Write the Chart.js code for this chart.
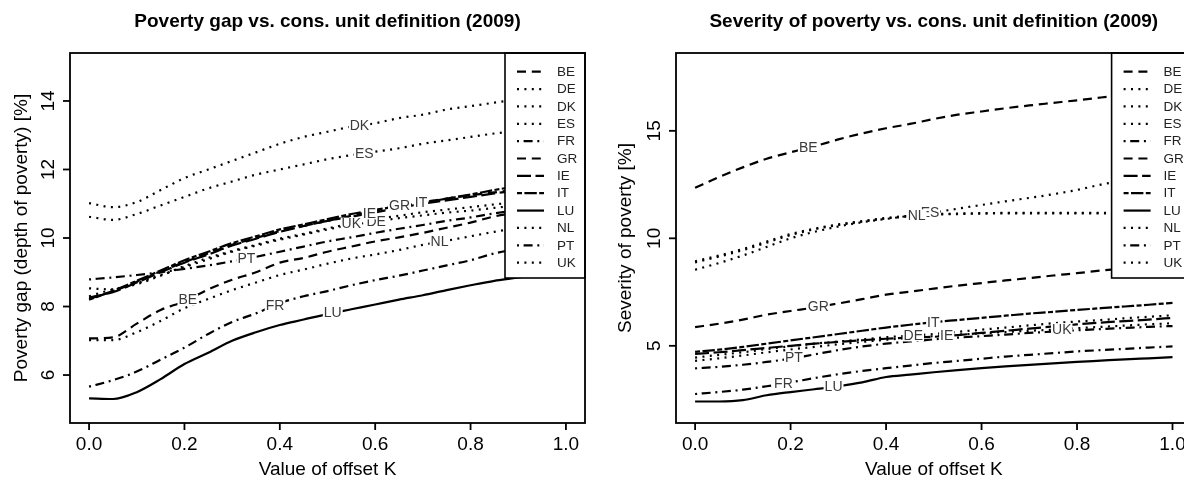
<!DOCTYPE html>
<html lang="en">
<head>
<meta charset="UTF-8">
<title>Poverty gap and severity of poverty vs. cons. unit definition (2009)</title>
<script src="https://cdn.jsdelivr.net/npm/chart.js"></script>
<style>
  html, body { margin: 0; padding: 0; background: #fff; width: 1184px; height: 483px; overflow: hidden; }
  canvas { position: absolute; top: 0; }
  #gapChart { left: 0; }
  #sevChart { left: 592px; }
</style>
</head>
<body>
<canvas id="gapChart" width="592" height="483"></canvas>
<canvas id="sevChart" width="620" height="483"></canvas>

<script>
// value of offset K (x axis)
const kValues = [0, 0.05, 0.1, 0.15, 0.2, 0.25, 0.3, 0.35, 0.4, 0.45, 0.5,
                 0.55, 0.6, 0.65, 0.7, 0.75, 0.8, 0.85, 0.9, 0.95, 1];
const kTicks = [0, 0.2, 0.4, 0.6, 0.8, 1.0];

const countries = ['BE', 'DE', 'DK', 'ES', 'FR', 'GR', 'IE', 'IT', 'LU', 'NL', 'PT', 'UK'];
const lineTypes = ['dashed', 'dotted', 'dotted', 'dotted', 'dotdash', 'dashed',
                   'longdash', 'twodash', 'solid', 'dotted', 'dotdash', 'dotted'];

// poverty gap (depth of poverty) [%]
const gapBE = [7.07, 7.1, 7.5, 7.9, 8.15, 8.5, 8.78, 9.0, 9.28, 9.42, 9.6, 9.75, 9.9, 10.02, 10.15, 10.3, 10.45, 10.63, 10.75, 10.87, 11.0];
const gapDE = [8.53, 8.5, 8.68, 8.92, 9.15, 9.38, 9.6, 9.78, 9.95, 10.1, 10.25, 10.38, 10.48, 10.58, 10.66, 10.74, 10.8, 10.88, 10.95, 11.02, 11.1];
const gapDK = [11.02, 10.9, 11.05, 11.4, 11.75, 12.0, 12.25, 12.5, 12.75, 12.95, 13.1, 13.25, 13.35, 13.5, 13.6, 13.75, 13.85, 13.95, 14.05, 14.15, 14.25];
const gapES = [10.62, 10.53, 10.7, 10.95, 11.2, 11.45, 11.65, 11.85, 12.0, 12.15, 12.3, 12.42, 12.52, 12.62, 12.75, 12.85, 12.95, 13.05, 13.12, 13.2, 13.28];
const gapFR = [5.66, 5.85, 6.1, 6.45, 6.8, 7.2, 7.55, 7.8, 8.1, 8.3, 8.45, 8.62, 8.77, 8.9, 9.05, 9.2, 9.35, 9.55, 9.68, 9.8, 9.92];
const gapGR = [8.22, 8.45, 8.72, 9.02, 9.3, 9.55, 9.8, 10.0, 10.2, 10.35, 10.5, 10.65, 10.8, 10.95, 11.05, 11.15, 11.25, 11.33, 11.42, 11.5, 11.6];
const gapIE = [8.26, 8.42, 8.7, 9.0, 9.28, 9.52, 9.78, 9.98, 10.18, 10.35, 10.5, 10.62, 10.75, 10.88, 11.0, 11.1, 11.2, 11.3, 11.4, 11.5, 11.6];
const gapIT = [8.2, 8.45, 8.75, 9.05, 9.35, 9.6, 9.85, 10.05, 10.25, 10.4, 10.55, 10.7, 10.82, 10.93, 11.03, 11.15, 11.27, 11.4, 11.52, 11.63, 11.75];
const gapLU = [5.32, 5.3, 5.5, 5.88, 6.32, 6.65, 7.0, 7.25, 7.46, 7.62, 7.78, 7.92, 8.06, 8.2, 8.33, 8.48, 8.62, 8.75, 8.85, 8.98, 9.1];
const gapNL = [7.02, 7.02, 7.25, 7.58, 7.95, 8.22, 8.48, 8.7, 8.92, 9.08, 9.25, 9.4, 9.52, 9.65, 9.8, 9.92, 10.05, 10.18, 10.3, 10.42, 10.52];
const gapPT = [8.79, 8.85, 8.92, 9.0, 9.1, 9.2, 9.32, 9.45, 9.6, 9.75, 9.9, 10.02, 10.15, 10.27, 10.38, 10.5, 10.6, 10.72, 10.82, 10.92, 11.02];
const gapUK = [8.3, 8.5, 8.65, 8.9, 9.18, 9.42, 9.62, 9.8, 9.98, 10.12, 10.28, 10.42, 10.55, 10.65, 10.75, 10.83, 10.9, 10.98, 11.05, 11.12, 11.2];
const gapTicks = [6, 8, 10, 12, 14];
// where each country's name sits on its curve (K value)
const gapLabelK = [0.207, 0.602, 0.567, 0.577, 0.39, 0.651, 0.588, 0.696, 0.511, 0.735, 0.33, 0.55];

// severity of poverty [%]
const sevBE = [12.35, 12.85, 13.3, 13.7, 14.0, 14.28, 14.6, 14.88, 15.12, 15.32, 15.55, 15.75, 15.9, 16.05, 16.18, 16.3, 16.42, 16.55, 16.68, 16.8, 16.92];
const sevDE = [4.45, 4.58, 4.7, 4.85, 4.98, 5.1, 5.2, 5.3, 5.4, 5.47, 5.55, 5.65, 5.75, 5.85, 5.95, 6.05, 6.13, 6.2, 6.28, 6.35, 6.42];
const sevDK = [8.88, 9.15, 9.45, 9.8, 10.15, 10.42, 10.62, 10.78, 10.92, 11.02, 11.1, 11.13, 11.15, 11.16, 11.16, 11.16, 11.16, 11.16, 11.15, 11.14, 11.13];
const sevES = [8.54, 8.85, 9.2, 9.6, 10.0, 10.3, 10.55, 10.75, 10.9, 11.05, 11.2, 11.38, 11.55, 11.72, 11.88, 12.05, 12.25, 12.5, 12.7, 12.88, 13.05];
const sevFR = [2.76, 2.85, 2.96, 3.12, 3.3, 3.5, 3.68, 3.83, 3.96, 4.08, 4.2, 4.3, 4.4, 4.5, 4.58, 4.66, 4.74, 4.8, 4.86, 4.92, 4.97];
const sevGR = [5.87, 6.03, 6.22, 6.45, 6.62, 6.78, 6.97, 7.17, 7.38, 7.52, 7.66, 7.8, 7.92, 8.04, 8.15, 8.27, 8.38, 8.5, 8.6, 8.7, 8.8];
const sevIE = [4.62, 4.7, 4.8, 4.9, 5.0, 5.1, 5.18, 5.26, 5.33, 5.38, 5.42, 5.5, 5.6, 5.7, 5.8, 5.9, 6.0, 6.08, 6.15, 6.22, 6.3];
const sevIT = [4.72, 4.82, 4.95, 5.1, 5.25, 5.4, 5.55, 5.7, 5.85, 5.98, 6.1, 6.2, 6.3, 6.4, 6.5, 6.58, 6.67, 6.75, 6.83, 6.91, 7.0];
const sevLU = [2.41, 2.41, 2.47, 2.7, 2.85, 2.98, 3.12, 3.3, 3.55, 3.66, 3.77, 3.87, 3.96, 4.04, 4.11, 4.18, 4.25, 4.31, 4.37, 4.42, 4.47];
const sevNL = [8.93, 9.2, 9.5, 9.85, 10.2, 10.45, 10.65, 10.8, 10.95, 11.05, 11.12, 11.15, 11.17, 11.18, 11.18, 11.18, 11.18, 11.18, 11.17, 11.16, 11.15];
const sevPT = [3.95, 4.02, 4.12, 4.25, 4.4, 4.6, 4.8, 4.97, 5.1, 5.2, 5.3, 5.38, 5.45, 5.52, 5.6, 5.66, 5.72, 5.78, 5.83, 5.88, 5.92];
const sevUK = [4.3, 4.42, 4.55, 4.7, 4.83, 4.95, 5.07, 5.18, 5.28, 5.37, 5.45, 5.52, 5.58, 5.64, 5.7, 5.75, 5.82, 5.88, 5.94, 6.0, 6.05];
const sevTicks = [5, 10, 15];
const sevLabelK = [0.237, 0.457, null, 0.492, 0.185, 0.258, 0.527, 0.499, 0.29, 0.464, 0.207, 0.768];

// R line types drawn at this device size
const dashes = {
  solid: [],
  dashed: [9, 5.8],
  dotted: [2, 5.4],
  dotdash: [2, 4.6, 9, 4.7],
  longdash: [14, 4.5],
  twodash: [5, 2.4, 12.4, 2.4]
};

const FONT = '"Liberation Sans", Arial, sans-serif';
const LINE_W = 2.2;

function valueAt(series, k) {
  for (let i = 0; i < kValues.length - 1; i++) {
    if (k >= kValues[i] && k <= kValues[i + 1]) {
      const t = (k - kValues[i]) / (kValues[i + 1] - kValues[i]);
      return series[i] + t * (series[i + 1] - series[i]);
    }
  }
  return series[series.length - 1];
}

// base-graphics look: box, outward ticks, rotated y labels, legend, names on curves
const rStyle = {
  id: 'rStyle',
  afterDatasetsDraw(chart, args, opts) {
    const { ctx, chartArea: a, scales: { x, y } } = chart;
    ctx.save();

    // names on the curves
    ctx.font = '14px ' + FONT;
    ctx.textAlign = 'center';
    ctx.textBaseline = 'middle';
    countries.forEach((c, i) => {
      const k = opts.labelK[i];
      if (k === null) return;
      const px = x.getPixelForValue(k);
      const py = y.getPixelForValue(valueAt(opts.series[i], k));
      const w = ctx.measureText(c).width;
      ctx.fillStyle = '#fff';
      ctx.fillRect(px - w / 2 - 1, py - 6, w + 2, 12);
      ctx.fillStyle = '#3a3a3a';
      ctx.fillText(c, px, py + 0.5);
    });

    // legend
    const lw = 80, lh = 225;
    const lx = a.right - lw, ly = a.top;
    ctx.fillStyle = '#fff';
    ctx.fillRect(lx, ly, lw, lh);
    ctx.strokeStyle = '#000';
    ctx.lineWidth = 1.6;
    ctx.strokeRect(lx, ly, lw, lh);
    ctx.font = '13.5px ' + FONT;
    ctx.textAlign = 'left';
    countries.forEach((c, i) => {
      const ry = ly + 18.7 + i * 17.36;
      ctx.beginPath();
      ctx.setLineDash(dashes[lineTypes[i]]);
      ctx.lineWidth = LINE_W;
      ctx.moveTo(lx + 12, ry);
      ctx.lineTo(lx + 39, ry);
      ctx.stroke();
      ctx.setLineDash([]);
      ctx.fillStyle = '#222';
      ctx.fillText(c, lx + 52, ry + 0.5);
    });

    // box
    ctx.lineWidth = 1.8;
    ctx.strokeStyle = '#000';
    ctx.strokeRect(a.left, a.top, a.width, a.height);

    // x axis
    ctx.font = '19px ' + FONT;
    ctx.fillStyle = '#000';
    ctx.textAlign = 'center';
    ctx.textBaseline = 'middle';
    kTicks.forEach(k => {
      const px = x.getPixelForValue(k);
      ctx.beginPath();
      ctx.moveTo(px, a.bottom);
      ctx.lineTo(px, a.bottom + 7);
      ctx.stroke();
      ctx.fillText(k.toFixed(1), px, a.bottom + 22);
    });
    const cx = (a.left + a.right) / 2;
    ctx.fillText('Value of offset K', cx, a.bottom + 47);

    // y axis
    opts.yTicks.forEach(v => {
      const py = y.getPixelForValue(v);
      ctx.beginPath();
      ctx.moveTo(a.left, py);
      ctx.lineTo(a.left - 7, py);
      ctx.stroke();
      ctx.save();
      ctx.translate(a.left - 21, py);
      ctx.rotate(-Math.PI / 2);
      ctx.fillText(String(v), 0, 0);
      ctx.restore();
    });
    ctx.save();
    ctx.translate(a.left - opts.yTitleOffset, (a.top + a.bottom) / 2);
    ctx.rotate(-Math.PI / 2);
    ctx.fillText(opts.yTitle, 0, 0);
    ctx.restore();

    // main title
    ctx.font = 'bold 19px ' + FONT;
    ctx.fillText(opts.title, cx, 22);

    ctx.restore();
  }
};

function makeChart(id, seriesList, cfg) {
  const datasets = countries.map((c, i) => ({
    label: c,
    data: kValues.map((k, j) => ({ x: k, y: seriesList[i][j] })),
    borderColor: '#000',
    borderWidth: LINE_W,
    borderDash: dashes[lineTypes[i]],
    pointRadius: 0,
    fill: false,
    cubicInterpolationMode: 'monotone'
  }));

  return new Chart(document.getElementById(id), {
    type: 'line',
    data: { datasets: datasets },
    options: {
      responsive: false,
      animation: false,
      devicePixelRatio: 1,
      layout: { padding: cfg.padding },
      scales: {
        x: { type: 'linear', min: -0.04, max: 1.04, display: false },
        y: { type: 'linear', min: cfg.yMin, max: cfg.yMax, display: false }
      },
      plugins: {
        legend: { display: false },
        tooltip: { enabled: false },
        rStyle: {
          series: seriesList,
          labelK: cfg.labelK,
          yTicks: cfg.yTicks,
          title: cfg.title,
          yTitle: cfg.yTitle,
          yTitleOffset: cfg.yTitleOffset
        }
      }
    },
    plugins: [rStyle]
  });
}

makeChart('gapChart',
  [gapBE, gapDE, gapDK, gapES, gapFR, gapGR, gapIE, gapIT, gapLU, gapNL, gapPT, gapUK],
  {
    padding: { left: 70, right: 7, top: 53, bottom: 60 },
    yMin: 4.6, yMax: 15.4,
    yTicks: gapTicks,
    labelK: gapLabelK,
    title: 'Poverty gap vs. cons. unit definition (2009)',
    yTitle: 'Poverty gap (depth of poverty) [%]',
    yTitleOffset: 48
  });

makeChart('sevChart',
  [sevBE, sevDE, sevDK, sevES, sevFR, sevGR, sevIE, sevIT, sevLU, sevNL, sevPT, sevUK],
  {
    padding: { left: 84, right: 20.4, top: 53, bottom: 60 },
    yMin: 1.41, yMax: 18.62,
    yTicks: sevTicks,
    labelK: sevLabelK,
    title: 'Severity of poverty vs. cons. unit definition (2009)',
    yTitle: 'Severity of poverty [%]',
    yTitleOffset: 50
  });
</script>
</body>
</html>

════════════════════

- **WHAT IS NEEDED**
Set the lines above down again, word for word, from the first through the one containing "const kTicks = [0, 0.2, 0.4, 0.6, 0.8, 1.0];"; pictures excluded.

- **RESPONSE TO THIS EXERCISE**
Write the Chart.js code for this chart.
<!DOCTYPE html>
<html lang="en">
<head>
<meta charset="UTF-8">
<title>Poverty gap and severity of poverty vs. cons. unit definition (2009)</title>
<script src="https://cdn.jsdelivr.net/npm/chart.js"></script>
<style>
  html, body { margin: 0; padding: 0; background: #fff; width: 1184px; height: 483px; overflow: hidden; }
  canvas { position: absolute; top: 0; }
  #gapChart { left: 0; }
  #sevChart { left: 592px; }
</style>
</head>
<body>
<canvas id="gapChart" width="592" height="483"></canvas>
<canvas id="sevChart" width="620" height="483"></canvas>

<script>
// value of offset K (x axis)
const kValues = [0, 0.05, 0.1, 0.15, 0.2, 0.25, 0.3, 0.35, 0.4, 0.45, 0.5,
                 0.55, 0.6, 0.65, 0.7, 0.75, 0.8, 0.85, 0.9, 0.95, 1];
const kTicks = [0, 0.2, 0.4, 0.6, 0.8, 1.0];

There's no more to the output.